"Feds scuttle the Public Lands Rule, meant to even the playing field between conservation and industry"
"The Trump administration is set to reverse a sweeping conservation rule for public lands managed by the Bureau of Land Management (BLM), the latest in a series of actions to reverse Biden-era environmental protections. Announced without much public fanfare in early April, the sudden reversal of the rule, which sought to put conservation on an equal playing field with industrial activities, is a blow to conservation efforts, said environmental groups.
“This expected rescission is not just a bureaucratic rollback but a fundamental rejection of the idea that our public lands should serve all people, not just the extractive industry," Beau Kiklis, the associate director of energy and landscape conservation at the National Parks Conservation Association, said in a press statement.
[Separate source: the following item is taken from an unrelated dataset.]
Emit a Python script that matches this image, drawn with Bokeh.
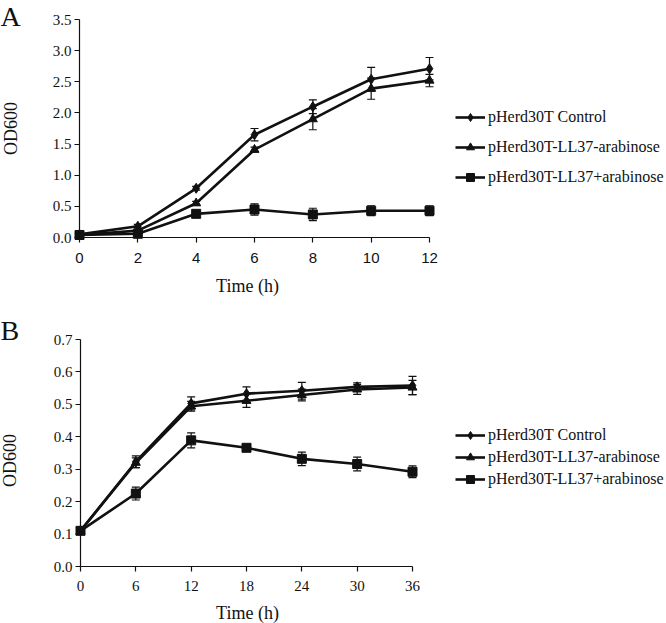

The BLM manages over 240 million acres of land, more than any other federal agency. If BLM land was a state, it would be second in area only to Alaska. Only about 10 percent of this land is specifically managed for conservation, while much of the rest is available for a range of uses like recreation, livestock grazing, oil and gas drilling, and other industries. In June 2024, President Biden published the Conservation and Landscape Health Rule, also known as the Public Lands Rule. For some, the move was seen as a monumental shift for an agency that one previous interior secretary derisively called the Bureau of Livestock and Mining. For others, it was a reaffirmation of the multiuse ethos that was supposed to be the guiding principle of the agency all along.
When the rule was made public, Sierra Club Executive Director Ben Jealous was hopeful that, “from now on, public lands will be managed for public benefit, not just for the profits of the oil and gas industry.” Meanwhile, Utah Governor Spencer Cox denounced it as “a classic example of a solution looking for a problem,” and Wyoming Senator John Barasso called it a “radical rule that threatens our Wyoming way of life.” Industry groups like the National Cattlemen’s Beef Association and American Forest Research Council quickly filed lawsuits challenging the rule."
Ian Rose reports for Sierra magazine May 11, 2025.